The summer is a great time to take a bit of a step back and re-asess one’s goals and priorities. In addition to thinking about your business with more of a blank slate once in a while, I think it’s also importan to take some time to think about one’s own development as an entrepreneur, executive, or investor. I’ve noticed that most of the entrepreneurs that I’ve been most impressed with have been very intentional about their own development, and are proactive about creating a plan to improve their capabilities as they progress through their careers.
There are a lot of ways to do this. But I heard a terrific example yesterday from my friend Mark Roberge, the SVP of Sales and Services at HubSpot. I loved his example because of how intentional he was and how he has shifted his efforts as his roles and his company has progressed through very rapid phases of growth.
When Mark started in his role, he had virtually no experience in sales and was largely an individual contributor vs. a manager of teams. In addition, the company was very raw and really just figuring stuff out. When he entered his role, he started off by interviewing dozens of other heads of sales at technology companies in various industries and stages. The goal here was less to find very concrete advice, but more to do a general survey of his eventual peers and try to glean some gems of wisdom from their experiences. It was very much a blank canvas approach to his role, and I think it’s an important thing to do regularly when you start a new role, or even to refresh your perspective on your current role.
As Mark progressed and his team grew, he established a regular gathering of peers that would meet every month and discuss specific challenges and learnings as they each progressed through their careers. This group was hand selected, and each member was, like Mark, a head of sales of a rapidly growing, successful technology company. I’ve heard of a number of similar initiatives as this, and I’m a fan. I encourage founders in our portfolio to try to create peer groups to help one another develop, and in some cases, these groups are moderated and have a relatively hefty membership fee. My friend Brian Balfour, the co-founder of Viximo and Boundless has talked about the value of Core Peer Groups before, and also organizes a group around large scale customer acquisition that has been very fruitful for him and others.

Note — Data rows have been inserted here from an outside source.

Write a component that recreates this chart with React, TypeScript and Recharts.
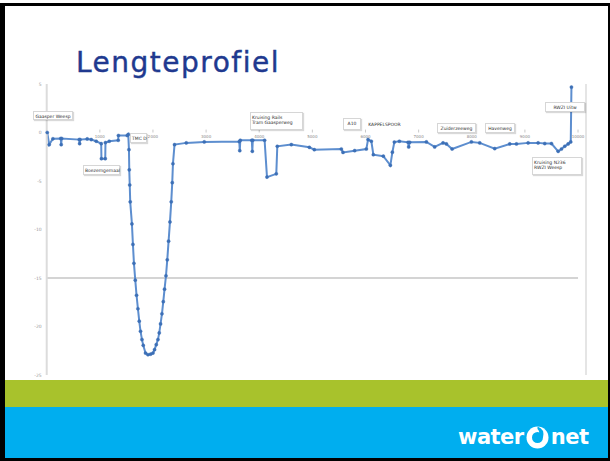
import React from 'react'
import {
  LineChart,
  Line,
  XAxis,
  YAxis,
  ReferenceLine,
} from 'recharts'

// afstand (m) en hoogte (m) langs het tracé
const distances = [
  10, 47, 117, 264, 273, 282, 612, 620, 628, 763, 838, 932, 1026, 1030, 1102, 1106,
  1177, 1346, 1350, 1516, 1535, 1548, 1554, 1563, 1572, 1604, 1623, 1642, 1667, 1691,
  1717, 1742, 1766, 1793, 1817, 1860, 1906, 1955, 2000, 2030, 2062, 2094, 2118, 2143,
  2169, 2194, 2218, 2245, 2269, 2294, 2320, 2344, 2363, 2376, 2406, 2627, 2966, 3625,
  3634, 3644, 3860, 3870, 3879, 4101, 4146, 4321, 4340, 4604, 4943, 5037, 5545, 5577,
  5796, 6016, 6048, 6110, 6148, 6336, 6468, 6506, 6543, 6638, 6801, 6813, 6832, 7146,
  7302, 7460, 7523, 7630, 7993, 8150, 8432, 8715, 8841, 9061, 9249, 9374, 9500, 9626,
  9688, 9750, 9814, 9863, 9876,
]
const heights = [
  0, -1.25, -0.65, -0.62, -1.25, -0.62, -0.73, -1.15, -0.73, -0.66, -0.73, -0.9, -1.15, -2.7, -2.7, -1.04,
  -0.9, -0.8, -0.31, -0.31, -0.2, -1.77, -3.85, -5.41, -7.15, -9.43, -11.54, -13.49, -15.22, -16.78,
  -18.17, -19.45, -20.49, -21.35, -21.94, -22.74, -22.91, -22.85, -22.74, -22.39, -21.87, -21.35, -20.66, -19.73,
  -18.69, -17.44, -16.15, -14.77, -13.13, -11.2, -9.22, -7.15, -5.17, -3.22, -1.25, -1.07, -0.97, -0.94,
  -1.87, -0.8, -0.8, -1.94, -0.8, -0.8, -4.6, -4.26, -1.42, -1.25, -1.53, -1.77, -1.7, -2.05,
  -1.87, -1.7, -0.73, -0.9, -2.29, -2.44, -3.38, -2.03, -0.99, -0.9, -1.01, -1.49, -1.01, -0.97,
  -1.49, -1.07, -1.18, -1.7, -0.97, -1.07, -1.66, -1.18, -1.18, -1.07, -1.07, -1.14, -1.14, -1.94,
  -1.7, -1.42, -1.18, -0.97, 4.68,
]
const xTicks = [1000, 2000, 3000, 4000, 5000, 6000, 7000, 8000, 9000, 10000]
const yTicks = [5, 0, -5, -10, -15, -20, -25]
const rightTicks = [5, 4, 3, 2, 1, 0, -1, -2, -3, -4, -5, -6, -7, -8, -9, -10, -11, -12, -13, -14, -15, -16, -17, -18, -19, -20, -21, -22, -23, -24, -25]

const data = distances.map((x, i) => ({ x, h: heights[i] }))

// kaders met plaatsnamen (positie in px op de dia)
const labels = [
  { lines: ['Gaasper Weesp'], left: 33, top: 111, width: 40, height: 9 },
  { lines: ['Boezemgemaal'], left: 83, top: 165, width: 37, height: 10 },
  { lines: ['TMC D'], left: 130, top: 133, width: 17, height: 10 },
  { lines: ['Kruising Rails', 'Tram Gaasperweg'], left: 250, top: 112, width: 53, height: 18 },
  { lines: ['A10'], left: 343, top: 118, width: 18, height: 12 },
  { lines: ['KAPPELSPOOR'], left: 366, top: 120, width: 37, height: 9, noBorder: true },
  { lines: ['Zuiderzeeweg'], left: 437, top: 123, width: 39, height: 10 },
  { lines: ['Havenweg'], left: 485, top: 123, width: 30, height: 10 },
  { lines: ['Kruising N236', 'RWZI Weesp'], left: 532, top: 157, width: 50, height: 18 },
  { lines: ['RWZI Uitw'], left: 545, top: 102, width: 40, height: 10 },
]

const Logo = () => (
  <div style={{ position: 'absolute', left: 458, top: 424, height: 26, display: 'flex', alignItems: 'center' }}>
    <span style={{ color: '#fff', fontWeight: 900, fontSize: 21, fontFamily: 'DejaVu Sans', letterSpacing: -0.5 }}>water</span>
    <svg width={25} height={25} viewBox="0 0 25 25" style={{ margin: '0 1px' }}>
      <circle cx={12.5} cy={12.5} r={11} fill="#fff" />
      <circle cx={12.5} cy={12.5} r={5.5} fill="#00aeef" />
      <path d="M 12.5 1.5 Q 20 4 18 12.5 L 14 11 Q 15 6 12.5 4 Z" fill="#00aeef" />
    </svg>
    <span style={{ color: '#fff', fontWeight: 900, fontSize: 21, fontFamily: 'DejaVu Sans', letterSpacing: -0.5 }}>net</span>
  </div>
)

export default function App() {
  return (
    <div style={{ position: 'absolute', left: 0, top: 0, width: 610, height: 461, background: '#fff', overflow: 'hidden', fontFamily: 'DejaVu Sans' }}>
      <div style={{ position: 'absolute', left: 0, top: 3, width: 610, height: 458, boxSizing: 'border-box', borderTop: '3px solid #000', borderLeft: '5px solid #000', borderBottom: '3px solid #000', borderRight: '2px solid #000' }} />
      <div style={{ position: 'absolute', left: 5, top: 380, width: 603, height: 27, background: '#a8c22c' }} />
      <div style={{ position: 'absolute', left: 5, top: 407, width: 603, height: 51, background: '#00aeef' }} />
      <Logo />
      <div style={{ position: 'absolute', left: 76, top: 46, fontSize: 28, color: '#20398f', letterSpacing: 1.5, whiteSpace: 'nowrap', WebkitTextStroke: '0.4px #20398f' }}>
        Lengteprofiel
      </div>

      <div style={{ position: 'absolute', left: 0, top: 0 }}>
        <LineChart width={610} height={461} data={data} margin={{ top: 84, right: 23, bottom: 86, left: 0 }}>
          <XAxis type="number" dataKey="x" domain={[0, 10150]} ticks={xTicks} hide />
          <YAxis
            yAxisId="left"
            domain={[-25, 5]}
            ticks={yTicks}
            width={46.7}
            tickSize={0}
            tickMargin={5}
            tick={{ fontSize: 4.5, fill: '#999' }}
            axisLine={{ stroke: '#dcdcdc', strokeWidth: 2 }}
          />
          <YAxis
            yAxisId="right"
            orientation="right"
            domain={[-25, 5]}
            ticks={rightTicks}
            width={1}
            tickSize={3}
            tick={() => <g />}
            tickLine={{ stroke: '#e0e0e0' }}
            axisLine={{ stroke: '#dcdcdc', strokeWidth: 1.5 }}
          />
          <ReferenceLine
            yAxisId="left"
            segment={[{ x: 0, y: -15 }, { x: 10000, y: -15 }]}
            stroke="#d4d4d4"
            strokeWidth={2}
          />
          {xTicks.map((t) => (
            <ReferenceLine
              key={t}
              yAxisId="left"
              segment={[{ x: t, y: 0 }, { x: t, y: 0.3 }]}
              stroke="#bbb"
              strokeWidth={0.8}
              label={{ value: String(t), position: 'bottom', fontSize: 4, fill: '#888', offset: 3 }}
            />
          ))}
          <Line
            yAxisId="left"
            type="linear"
            dataKey="h"
            stroke="#5d8ecf"
            strokeWidth={2}
            dot={{ r: 1.6, fill: '#3c6fb6', stroke: '#3c6fb6', strokeWidth: 0.4 }}
            isAnimationActive={false}
          />
        </LineChart>
      </div>

      {labels.map((l, i) => (
        <div
          key={i}
          style={{
            position: 'absolute',
            left: l.left,
            top: l.top,
            width: l.width,
            height: l.height,
            boxSizing: 'border-box',
            background: '#fff',
            border: l.noBorder ? 'none' : '1px solid #d6d6d6',
            boxShadow: l.noBorder ? 'none' : '1px 1px 1px rgba(0,0,0,0.15)',
            fontSize: 4.5,
            lineHeight: '5.5px',
            color: '#333',
            padding: '1.5px 1px',
            whiteSpace: 'nowrap',
            textAlign: l.lines.length > 1 ? 'left' : 'center',
          }}
        >
          {l.lines.map((s, j) => (
            <div key={j}>{s}</div>
          ))}
        </div>
      ))}
    </div>
  )
}
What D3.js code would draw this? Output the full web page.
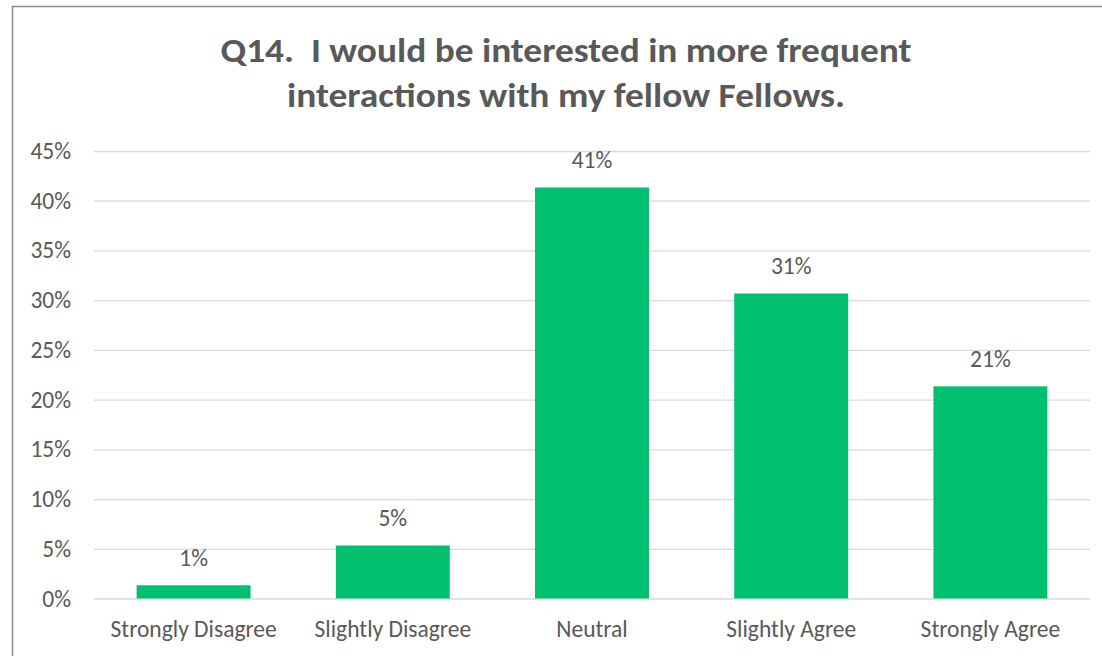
<!DOCTYPE html>
<html>
<head>
<meta charset="utf-8">
<script src="https://cdn.jsdelivr.net/npm/d3@7"></script>
<style>
  html, body { margin: 0; padding: 0; background: #fff; }
  svg { display: block; }
  text { font-family: Carlito, Calibri, "Open Sans", sans-serif; fill: #595959; }
</style>
</head>
<body>
<svg id="chart" width="1102" height="656"></svg>
<script>
// Survey responses (share of respondents)
const categories = ["Strongly Disagree", "Slightly Disagree", "Neutral", "Slightly Agree", "Strongly Agree"];
const shares = [0.0133, 0.0533, 0.4133, 0.3067, 0.2133];
const tickValues = [0, 0.05, 0.10, 0.15, 0.20, 0.25, 0.30, 0.35, 0.40, 0.45];
const titleLines = ["Q14.  I would be interested in more frequent", "interactions with my fellow Fellows."];
const titleWidths = [691, 558];

const W = 1102, H = 656;
const margin = { top: 151, right: 12, bottom: 57.5, left: 94 };
const labelSize = 23.5;
const fontStack = "Carlito, Calibri, 'Open Sans', sans-serif";
const svg = d3.select("#chart");

// outer chart frame
svg.append("rect")
  .attr("x", 12.5).attr("y", 6.5)
  .attr("width", W).attr("height", H)
  .attr("fill", "none").attr("stroke", "#8c8c8c").attr("stroke-width", 1.5);

const x = d3.scaleBand()
  .domain(categories)
  .range([margin.left, W - margin.right])
  .paddingInner(0.428)
  .paddingOuter(0.214);

const y = d3.scaleLinear()
  .domain([0, 0.45])
  .range([H - margin.bottom, margin.top]);

// horizontal gridlines + tick labels
const yAxis = d3.axisLeft(y)
  .tickValues(tickValues)
  .tickFormat(d3.format(".0%"))
  .tickSize(-(W - margin.right - margin.left))
  .tickPadding(23);

const gy = svg.append("g")
  .attr("transform", `translate(${margin.left},0)`)
  .call(yAxis);
gy.select(".domain").remove();
gy.selectAll(".tick line").attr("stroke", "#d9d9d9").attr("stroke-width", 1.3);
gy.selectAll(".tick text")
  .attr("font-size", labelSize)
  .attr("font-family", fontStack)
  .style("fill", "#595959");

// bars
svg.append("g").selectAll("rect")
  .data(shares)
  .join("rect")
  .attr("x", (d, i) => x(categories[i]))
  .attr("width", x.bandwidth())
  .attr("y", d => y(d))
  .attr("height", d => y(0) - y(d))
  .attr("fill", "#00bf6f");

// value labels
svg.append("g").selectAll("text")
  .data(shares)
  .join("text")
  .attr("x", (d, i) => x(categories[i]) + x.bandwidth() / 2)
  .attr("y", d => y(d) - 19.5)
  .attr("text-anchor", "middle")
  .attr("font-size", labelSize)
  .text(d => d3.format(".0%")(d));

// category axis
const xAxis = d3.axisBottom(x).tickSize(0).tickPadding(21.5);
const gx = svg.append("g")
  .attr("transform", `translate(0,${y(0)})`)
  .call(xAxis);
gx.select(".domain").remove();
gx.selectAll(".tick text")
  .attr("font-size", labelSize)
  .attr("font-family", fontStack)
  .style("fill", "#595959");

// title
svg.append("g").selectAll("text")
  .data(titleLines)
  .join("text")
  .attr("x", 566)
  .attr("y", (d, i) => 62 + i * 45.3)
  .attr("text-anchor", "middle")
  .attr("font-size", 34)
  .attr("font-weight", "bold")
  .attr("xml:space", "preserve")
  .style("white-space", "pre")
  .attr("textLength", (d, i) => titleWidths[i])
  .attr("lengthAdjust", "spacingAndGlyphs")
  .text(d => d);
</script>
</body>
</html>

Fortunately, Hubspot has really grown to be a pretty significant company, and Mark’s role has grown to be a manager of directors, of managers, of individual contributors. His team numbers over 200. As his next stage in development, he sought out a more direct mentoring relationship with a senior sales executive who had held this role at a number of public technology companies and was in the “time to give back” stage in his career. Mark meets with this person for half a day each month in an effort to scale to the next level.
I thought Mark’s example was a terrific example of someone who has done some simple but effective things to continually improve himself. As the summer comes to a close, I’d encourage all entrepreneurs to try to think through some specific things they could do to get themselves on a path of continuous improvement.